RESOURCES-TIPS, Writer's Life

By Jennifer L. Doloski

At 1:30 p.m. the nap-time race begins. With a kiss, I lay the baby in her crib. I shut my elder daughter’s bedroom door and sprint to the den. For the next stretch of time, 45 minutes on a bad day, 2 hours if the alignment of the planets is just so, I get to be a writer. When the nursery monitor cackles I send my muse home for the day and become Mommy once more.

For as long as I can remember, except for when I was three years old and wanted to be a giraffe, I have wanted to be a writer. First came college, and then full-time employment, and then marriage. I dabbled in writing much as a stifled artist might doodle potential masterpieces in the margins of her appointment book. Then came motherhood. At last, I thought, home with my children, I might actually begin to write.

And begin I did. Beginning was never a problem; I had ideas clawing their way out of my mind and onto paper. Finishing was another story. Teething, nightmares, thunderstorms, and dirty diapers took turns scaring my muse to the far recesses of my mind. While I had some success writing for the local newspaper and published a few essays online, I began to think that motherhood and dreams of a writing career were not compatible.

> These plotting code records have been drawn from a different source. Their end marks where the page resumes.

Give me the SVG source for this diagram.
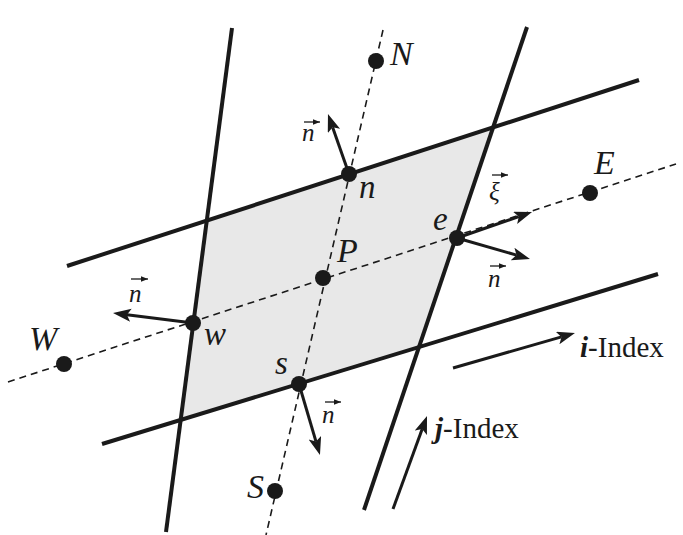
<svg xmlns="http://www.w3.org/2000/svg" width="683" height="535" viewBox="0 0 683 535">
<style>
.thick{stroke:#1a1a1a;stroke-width:4;fill:none}
.dash{stroke:#1a1a1a;stroke-width:1.6;fill:none;stroke-dasharray:7,5}
.arr{stroke:#1a1a1a;stroke-width:3;fill:none;marker-end:url(#ah)}
.vec{stroke:#1a1a1a;stroke-width:1.3;fill:none;marker-end:url(#sh)}
.dot{fill:#1a1a1a}
</style>
<defs>
<marker id="ah" markerUnits="userSpaceOnUse" markerWidth="20" markerHeight="14" refX="4" refY="6.5" orient="auto">
<path d="M0,0 L18,6.5 L0,13 L4,6.5 z" fill="#1a1a1a"/>
</marker>
<marker id="sh" markerUnits="userSpaceOnUse" markerWidth="8" markerHeight="6" refX="7" refY="2.75" orient="auto">
<path d="M0,0 L7,2.75 L0,5.5 z" fill="#1a1a1a"/>
</marker>
</defs>
<g id="cell">
<polygon points="206.5,221 493,127.5 419,347 180.5,420.5" fill="#e8e8e8"/>
</g>
<g id="connectors">
<line class="dash" x1="8" y1="382" x2="676" y2="164"/>
<line class="dash" x1="383" y1="30" x2="266" y2="535"/>
<line class="thick" x1="67" y1="266" x2="639" y2="80"/>
<line class="thick" x1="102" y1="444" x2="658" y2="274"/>
<line class="thick" x1="232" y1="28" x2="166" y2="532"/>
<line class="thick" x1="527" y1="27" x2="364" y2="510"/>
<line class="arr" x1="349" y1="174" x2="332.6" y2="127.2"/>
<line class="arr" x1="457" y1="238" x2="518.8" y2="216.6"/>
<line class="arr" x1="457" y1="238" x2="516.5" y2="255.1"/>
<line class="arr" x1="193" y1="323" x2="126.9" y2="314.7"/>
<line class="arr" x1="299" y1="384" x2="316" y2="441.6"/>
<line class="arr" x1="453" y1="368" x2="561.5" y2="336.9"/>
<line class="arr" x1="393" y1="509" x2="422.2" y2="429.1"/>
</g>
<g font-family="'Liberation Serif', serif" fill="#1a1a1a">
<g id="node-N"><circle class="dot" cx="376" cy="61" r="8"/><text font-style="italic" font-size="34" x="390" y="65">N</text></g>
<g id="node-S"><circle class="dot" cx="275" cy="491" r="8"/><text font-style="italic" font-size="34" x="247" y="498">S</text></g>
<g id="node-W"><circle class="dot" cx="64" cy="364" r="8"/><text font-style="italic" font-size="34" x="29" y="350">W</text></g>
<g id="node-E"><circle class="dot" cx="590" cy="193" r="8"/><text font-style="italic" font-size="34" x="594" y="174">E</text></g>
<g id="node-P"><circle class="dot" cx="323" cy="278" r="8"/><text font-style="italic" font-size="34" x="337" y="262">P</text></g>
<g id="node-n"><circle class="dot" cx="349" cy="174" r="8"/><text font-style="italic" font-size="33" x="359" y="198">n</text>
<text font-style="italic" font-size="25" x="302" y="141">n</text><line class="vec" x1="304" y1="122" x2="320" y2="122"/></g>
<g id="node-e"><circle class="dot" cx="457" cy="238" r="8"/><text font-style="italic" font-size="33" x="433" y="230">e</text>
<text font-style="italic" font-size="25" x="488" y="287">n</text><line class="vec" x1="490" y1="266" x2="506" y2="266"/>
<text font-style="italic" font-size="25" x="489" y="200">&#958;</text><line class="vec" x1="492" y1="175" x2="508" y2="175"/></g>
<g id="node-w"><circle class="dot" cx="193" cy="323" r="8"/><text font-style="italic" font-size="33" x="204" y="345">w</text>
<text font-style="italic" font-size="25" x="129" y="302">n</text><line class="vec" x1="131" y1="279" x2="148" y2="279"/></g>
<g id="node-s"><circle class="dot" cx="299" cy="384" r="8"/><text font-style="italic" font-size="33" x="275" y="374">s</text>
<text font-style="italic" font-size="25" x="322" y="423">n</text><line class="vec" x1="325" y1="402" x2="341" y2="402"/></g>
<g id="label-i"><text font-size="29" x="580" y="357"><tspan font-weight="bold" font-style="italic">i</tspan>-Index</text></g>
<g id="label-j"><text font-size="29" x="435" y="438"><tspan font-weight="bold" font-style="italic">j</tspan>-Index</text></g>
</g>
</svg>
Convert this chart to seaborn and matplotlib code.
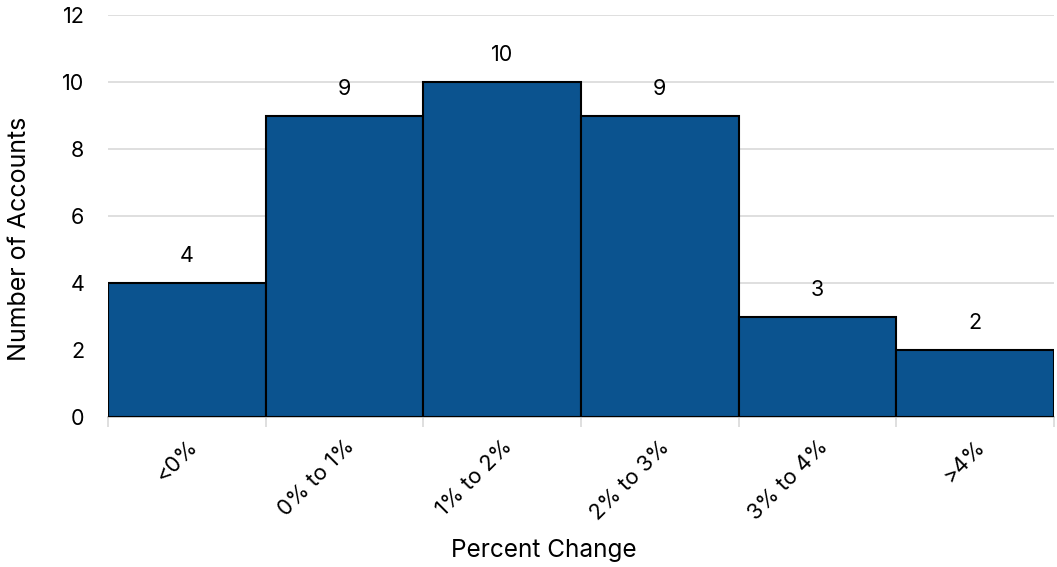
import matplotlib
matplotlib.use("Agg")
import matplotlib.pyplot as plt
import seaborn as sns
import pandas as pd
import numpy as np

categories = ["<0%", "0% to 1%", "1% to 2%", "2% to 3%", "3% to 4%", ">4%"]
counts = [4, 9, 10, 9, 3, 2]

sns.set_theme(style="white")
plt.rcParams['font.family'] = ['Inter', 'DejaVu Sans']
plt.rcParams['text.color'] = 'black'
plt.rcParams['axes.labelcolor'] = 'black'
plt.rcParams['xtick.color'] = 'black'
plt.rcParams['ytick.color'] = 'black'

df = pd.DataFrame({"cat": categories, "count": counts})

fig = plt.figure(figsize=(10.57, 5.67), dpi=100)
ax = fig.add_axes([108/1057, 150/567, (1054-108)/1057, (552-150)/567])

sns.barplot(data=df, x="cat", y="count", color="#0B538F", saturation=1,
            width=1.0, edgecolor="black", linewidth=1.5, ax=ax, zorder=3)

ax.set_xlim(-0.5, len(categories) - 0.5)
ax.set_ylim(0, 12)
ax.set_yticks(np.arange(0, 13, 2))
ax.yaxis.grid(True, color="#d9d9d9", linewidth=1.2, zorder=0)
ax.set_axisbelow(True)

for s in ["top", "right", "left"]:
    ax.spines[s].set_visible(False)
ax.spines["bottom"].set_color("#bfbfbf")
ax.spines["bottom"].set_linewidth(1.2)

for i, v in enumerate(counts):
    ax.text(i, v + 0.5, str(v), ha="center", va="bottom", fontsize=15.5, color="black")

ax.set_xticks(np.arange(len(categories)))
ax.set_xticklabels(categories, rotation=45, ha="right", rotation_mode="anchor", fontsize=15.8)
ax.tick_params(axis="x", which="major", length=0, pad=14, colors="black")
ax.set_xticks(np.arange(-0.5, len(categories)), minor=True)
ax.tick_params(axis="x", which="minor", bottom=True, length=7, color="#d9d9d9", width=1.2)
ax.tick_params(axis="y", length=0, labelsize=15.5, pad=17, colors="black")

ax.set_xlabel("Percent Change", fontsize=17.5, color="black")
ax.xaxis.set_label_coords(0.461, -0.331)
ax.xaxis.label.set_va("center")
ax.set_ylabel("Number of Accounts", fontsize=18, color="black")
ax.yaxis.set_label_coords(-0.094, 0.443)
ax.yaxis.label.set_va("center")

fig.savefig("out.png", dpi=100)
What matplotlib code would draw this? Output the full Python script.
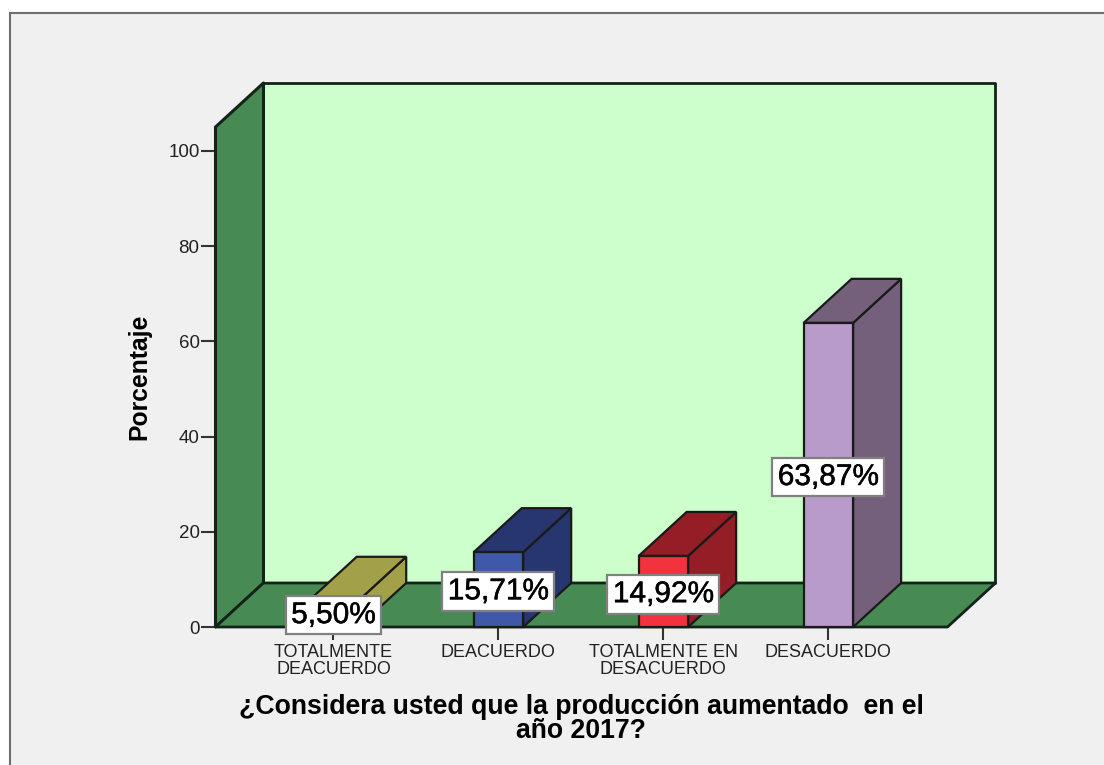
import matplotlib
matplotlib.use('Agg')
import matplotlib.pyplot as plt
import matplotlib.patheffects as pe
from matplotlib.patches import Polygon, Rectangle

categories = ['TOTALMENTE\nDEACUERDO', 'DEACUERDO', 'TOTALMENTE EN\nDESACUERDO', 'DESACUERDO']
values = [5.50, 15.71, 14.92, 63.87]
value_labels = ['5,50%', '15,71%', '14,92%', '63,87%']
yticks = [0, 20, 40, 60, 80, 100]

front_colors = ['#A3A04A', '#3F58A8', '#F2333F', '#B89ACB']
side_colors = ['#A3A04A', '#27366F', '#941D26', '#75607C']
label_y = [2.5, 7.5, 6.9, 31.5]

W, H = 1104, 765
plt.rcParams['font.family'] = ['Liberation Sans', 'DejaVu Sans']

fig = plt.figure(figsize=(W / 100, H / 100), dpi=100, facecolor='white')
fig.add_artist(Rectangle((10 / W, -0.01), 1.1, (H - 13) / H + 0.01, transform=fig.transFigure,
                         facecolor='#F0F0F0', edgecolor='#6E6E6E', linewidth=1.5, zorder=-1))

# front plane of the 3d box, depth is added by hand
ax = fig.add_axes([215.5 / W, 1 - 627 / H, (947.5 - 215.5) / W, 500 / H])
ax.set_facecolor('none')
ax.set_xlim(-0.715, 3.722)
ax.set_ylim(0, 105)
dx = 48 / 165
dy = 44 / 4.76
x0, x1 = ax.get_xlim()
y1 = ax.get_ylim()[1]
edge = '#14231A'

# walls
ax.add_patch(Polygon([(x0 + dx, dy), (x1 + dx, dy), (x1 + dx, y1 + dy), (x0 + dx, y1 + dy)],
                     facecolor='#CCFFCC', edgecolor=edge, lw=2, joinstyle='round', clip_on=False, zorder=1))
ax.add_patch(Polygon([(x0, 0), (x0 + dx, dy), (x0 + dx, y1 + dy), (x0, y1)],
                     facecolor='#488A53', edgecolor=edge, lw=2.2, joinstyle='round', clip_on=False, zorder=2))
ax.add_patch(Polygon([(x0, 0), (x1, 0), (x1 + dx, dy), (x0 + dx, dy)],
                     facecolor='#488A53', edgecolor=edge, lw=2, joinstyle='round', clip_on=False, zorder=2))

# bars
w = 0.15
for i, v in enumerate(values):
    ax.add_patch(Polygon([(i + w, 0), (i + w + dx, dy), (i + w + dx, v + dy), (i + w, v)],
                         facecolor=side_colors[i], edgecolor='#1A1A1A', lw=1.6, clip_on=False, zorder=3))
    ax.add_patch(Polygon([(i - w, v), (i + w, v), (i + w + dx, v + dy), (i - w + dx, v + dy)],
                         facecolor=side_colors[i], edgecolor='#1A1A1A', lw=1.6, clip_on=False, zorder=3))
    ax.add_patch(Rectangle((i - w, 0), 2 * w, v, facecolor=front_colors[i], edgecolor='#1A1A1A',
                           lw=1.6, clip_on=False, zorder=4))
    t = ax.text(i, label_y[i], value_labels[i], ha='center', va='center', fontsize=21.5, color='black',
                zorder=6, bbox=dict(boxstyle='square,pad=0.18', facecolor='white', edgecolor='#808080', lw=1.6))
    t.set_path_effects([pe.withStroke(linewidth=0.35, foreground='black')])

for s in ax.spines.values():
    s.set_visible(False)

ax.set_xticks(range(len(categories)))
ax.set_xticklabels(categories, fontsize=13, color='#222222', linespacing=1.05)
ax.set_yticks(yticks)
ax.tick_params(axis='x', length=9, width=1.5, color='#333333', pad=3)
ax.tick_params(axis='y', length=11, width=1.5, color='#333333', pad=0.5, labelsize=13.5, labelcolor='#222222')

fig.text(139 / W, 1 - 377 / H, 'Porcentaje', rotation=90, ha='center', va='center',
         fontsize=17.8, fontweight='bold', color='black')
fig.text(581 / W, 1 - 719 / H, '¿Considera usted que la producción aumentado  en el\naño 2017?',
         ha='center', va='center', fontsize=19.2, fontweight='bold', color='black', linespacing=0.92)

fig.savefig('out.png', dpi=100)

I was seven months pregnant with my second child when I entered a short story competition. Having been given a prompt, I had twenty-four hours to write and submit an entry. The prompt had to do with shortcuts. As I stared at the computer’s blank screen, the baby within me began a gymnastics routine. Using my condition as inspiration, I wrote a tale of childbirth from the unborn’s perspective, the shortcut being a c-section delivery. I had no experience with surgical childbirth, as my first daughter was born after an uncomplicated labor and delivery. To tell my tale, I incorporated details from friends’ experiences and television documentaries. I was ecstatic when I won first place in the contest and publication on the sponsor’s web site.

I went into labor ten days early. Things were progressing normally, but the doctor became concerned when monitoring of the baby indicated fetal distress. We were discussing the situation and our options when the baby’s heart rate plummeted. The doctor ordered an emergency c-section and my second daughter was born nine minutes later.

It was only a few hours later that the realization hit. Anna and I had written her birth story weeks before she was born. Perhaps my muse wanted to show me that motherhood is not hindering my ability as a writer; it is shaping me.